Goal of the exercise:
The lines from the top of the material below through the line containing "import seaborn as sns" are to be printed exactly, with pictures omitted.

***** Stored data

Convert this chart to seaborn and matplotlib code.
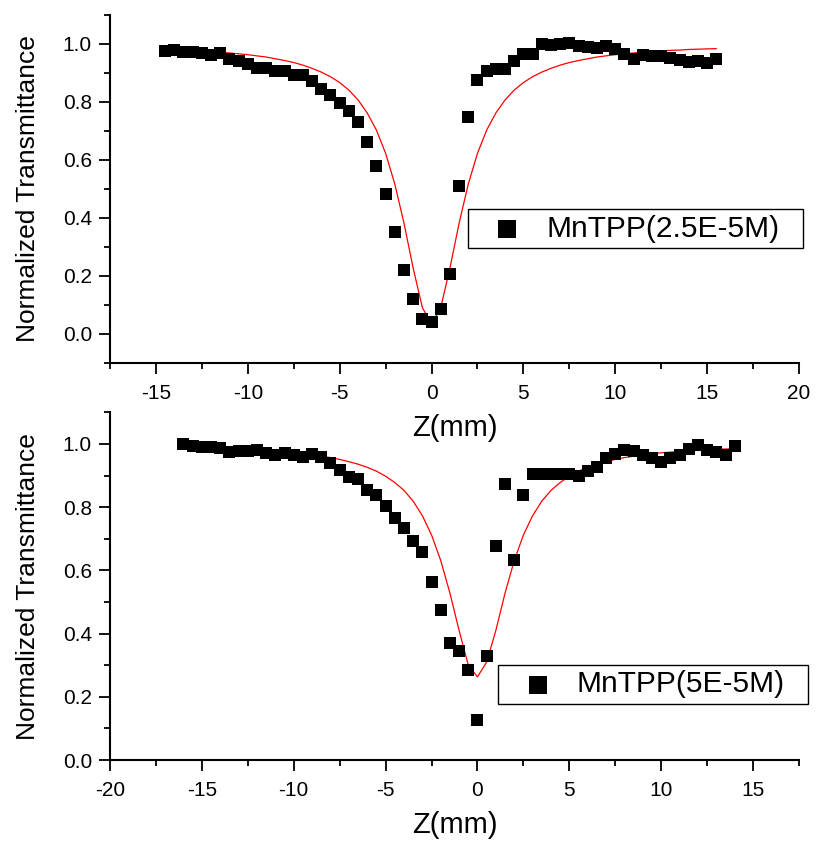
"""Open-aperture Z-scan of MnTPP at two concentrations, measured points plus fit."""
import matplotlib.pyplot as plt
from matplotlib.path import Path
from matplotlib.ticker import MultipleLocator, FormatStrFormatter
import seaborn as sns

# upper panel: MnTPP 2.5E-5 M
z_top = [-14.5, -14.0, -13.5, -13.0, -12.5, -12.0, -11.5, -11.0, -10.5, -10.0,
         -9.5, -9.0, -8.5, -8.0, -7.5, -7.0, -6.5, -6.0, -5.5, -5.0,
         -4.5, -4.0, -3.5, -3.0, -2.5, -2.0, -1.5, -1.0, -0.5, 0.0,
         0.5, 1.0, 1.5, 2.0, 2.5, 3.0, 3.5, 4.0, 4.5, 5.0,
         5.5, 6.0, 6.5, 7.0, 7.5, 8.0, 8.5, 9.0, 9.5, 10.0,
         10.5, 11.0, 11.5, 12.0, 12.5, 13.0, 13.5, 14.0, 14.5, 15.0, 15.5]
t_top = [0.977, 0.980, 0.971, 0.972, 0.969, 0.961, 0.969, 0.948, 0.940, 0.932,
         0.917, 0.917, 0.908, 0.908, 0.894, 0.894, 0.873, 0.845, 0.823, 0.797,
         0.770, 0.731, 0.661, 0.580, 0.483, 0.352, 0.222, 0.120, 0.053, 0.041,
         0.086, 0.207, 0.511, 0.747, 0.875, 0.906, 0.915, 0.915, 0.942, 0.965,
         0.967, 1.000, 0.997, 1.000, 1.005, 0.994, 0.990, 0.986, 0.994, 0.983,
         0.967, 0.949, 0.963, 0.957, 0.960, 0.952, 0.944, 0.938, 0.940, 0.934, 0.949]
fit_top = [0.982, 0.981, 0.979, 0.978, 0.976, 0.974, 0.972, 0.969, 0.966, 0.963,
           0.959, 0.955, 0.949, 0.943, 0.936, 0.927, 0.916, 0.903, 0.887, 0.867,
           0.841, 0.807, 0.762, 0.703, 0.623, 0.517, 0.382, 0.227, 0.091, 0.034,
           0.091, 0.227, 0.382, 0.517, 0.623, 0.703, 0.762, 0.807, 0.841, 0.867,
           0.887, 0.903, 0.916, 0.927, 0.936, 0.943, 0.949, 0.955, 0.959, 0.963,
           0.966, 0.969, 0.972, 0.974, 0.976, 0.978, 0.979, 0.981, 0.982, 0.983, 0.984]
label_top = 'MnTPP(2.5E-5M)'

# lower panel: MnTPP 5E-5 M
z_bottom = [-16.0, -15.5, -15.0, -14.5, -14.0, -13.5, -13.0, -12.5, -12.0, -11.5,
            -11.0, -10.5, -10.0, -9.5, -9.0, -8.5, -8.0, -7.5, -7.0, -6.5,
            -6.0, -5.5, -5.0, -4.5, -4.0, -3.5, -3.0, -2.5, -2.0, -1.5,
            -1.0, -0.5, 0.0, 0.5, 1.0, 1.5, 2.0, 2.5, 3.0, 3.5,
            4.0, 4.5, 5.0, 5.5, 6.0, 6.5, 7.0, 7.5, 8.0, 8.5,
            9.0, 9.5, 10.0, 10.5, 11.0, 11.5, 12.0, 12.5, 13.0, 13.5, 14.0]
t_bottom = [0.999, 0.994, 0.991, 0.989, 0.988, 0.976, 0.979, 0.978, 0.980, 0.971,
            0.965, 0.972, 0.965, 0.958, 0.967, 0.958, 0.941, 0.918, 0.897, 0.889,
            0.855, 0.839, 0.804, 0.766, 0.734, 0.692, 0.658, 0.564, 0.474, 0.371,
            0.345, 0.284, 0.127, 0.329, 0.678, 0.873, 0.634, 0.837, 0.905, 0.905,
            0.905, 0.905, 0.905, 0.900, 0.913, 0.926, 0.955, 0.968, 0.980, 0.979,
            0.966, 0.956, 0.944, 0.955, 0.966, 0.984, 0.996, 0.982, 0.975, 0.966, 0.994]
fit_bottom = [0.989, 0.988, 0.987, 0.986, 0.985, 0.984, 0.983, 0.982, 0.980, 0.978,
              0.976, 0.974, 0.972, 0.969, 0.965, 0.961, 0.957, 0.951, 0.944, 0.936,
              0.926, 0.914, 0.898, 0.878, 0.853, 0.819, 0.773, 0.712, 0.631, 0.528,
              0.410, 0.300, 0.263, 0.310, 0.410, 0.528, 0.631, 0.712, 0.773, 0.819,
              0.853, 0.878, 0.898, 0.914, 0.926, 0.936, 0.944, 0.951, 0.957, 0.961,
              0.965, 0.969, 0.972, 0.974, 0.976, 0.978, 0.980, 0.982, 0.983, 0.984, 0.985]
label_bottom = 'MnTPP(5E-5M)'

black = {'axes.edgecolor': 'black', 'text.color': 'black', 'axes.labelcolor': 'black',
         'xtick.color': 'black', 'ytick.color': 'black'}
sns.set_style('ticks', black)
plt.rcParams['font.family'] = ['Liberation Sans', 'DejaVu Sans']
plt.rcParams['axes.unicode_minus'] = False


def wide_box(x0, y0, width, height, mutation_size):
    # legend frame with extra room on the right, like the original
    x1 = x0 + width + 0.6 * mutation_size
    y1 = y0 + height
    return Path([(x0, y0), (x1, y0), (x1, y1), (x0, y1), (x0, y0)], closed=True)


def panel(ax, z, t, fit, label, xlim, ylim, anchor):
    ax.set_facecolor('none')  # keep the upper x label visible
    sns.lineplot(x=z, y=fit, ax=ax, color='red', linewidth=0.9, sort=False, legend=False)
    sns.scatterplot(x=z, y=t, ax=ax, color='black', marker='s', s=78,
                    linewidth=0, label=label, zorder=3)
    ax.set_xlim(*xlim)
    ax.set_ylim(*ylim)
    ax.xaxis.set_major_locator(MultipleLocator(5))
    ax.xaxis.set_minor_locator(MultipleLocator(2.5))
    ax.yaxis.set_major_locator(MultipleLocator(0.2))
    ax.yaxis.set_minor_locator(MultipleLocator(0.1))
    ax.yaxis.set_major_formatter(FormatStrFormatter('%.1f'))
    ax.tick_params(which='major', direction='out', length=8, width=1.3, labelsize=15)
    ax.tick_params(axis='x', which='major', pad=7)
    ax.tick_params(axis='y', which='major', pad=5)
    ax.tick_params(which='minor', direction='out', length=4.5, width=1.3)
    sns.despine(ax=ax)
    for side in ('left', 'bottom'):
        ax.spines[side].set_linewidth(1.5)
    ax.set_xlabel('Z(mm)', fontsize=21, labelpad=8)
    ax.set_ylabel('Normalized Transmittance', fontsize=19, labelpad=16)

    leg = ax.legend(loc='upper left', bbox_to_anchor=anchor, borderaxespad=0,
                    fontsize=21.5, frameon=True, fancybox=False, edgecolor='black',
                    framealpha=1, borderpad=0.18, handlelength=2.3,
                    handletextpad=0.15, markerscale=1.4)
    leg.get_frame().set_linewidth(1.0)
    leg.get_frame().set_boxstyle(wide_box)


fig = plt.figure(figsize=(8.16, 8.41), dpi=100)
ax_top = fig.add_axes([0.1348, 0.5684, 0.8444, 0.4138])
ax_bottom = fig.add_axes([0.1348, 0.0963, 0.8444, 0.4134])

panel(ax_top, z_top, t_top, fit_top, label_top, (-17.5, 20), (-0.1, 1.1), (0.519, 0.442))
panel(ax_bottom, z_bottom, t_bottom, fit_bottom, label_bottom, (-20, 17.5), (0.0, 1.1),
      (0.5636, 0.273))

fig.savefig('out.png', dpi=100)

**********

Response to the task:
Convert this chart to seaborn and matplotlib code.
"""Open-aperture Z-scan of MnTPP at two concentrations, measured points plus fit."""
import matplotlib.pyplot as plt
from matplotlib.path import Path
from matplotlib.ticker import MultipleLocator, FormatStrFormatter
import seaborn as sns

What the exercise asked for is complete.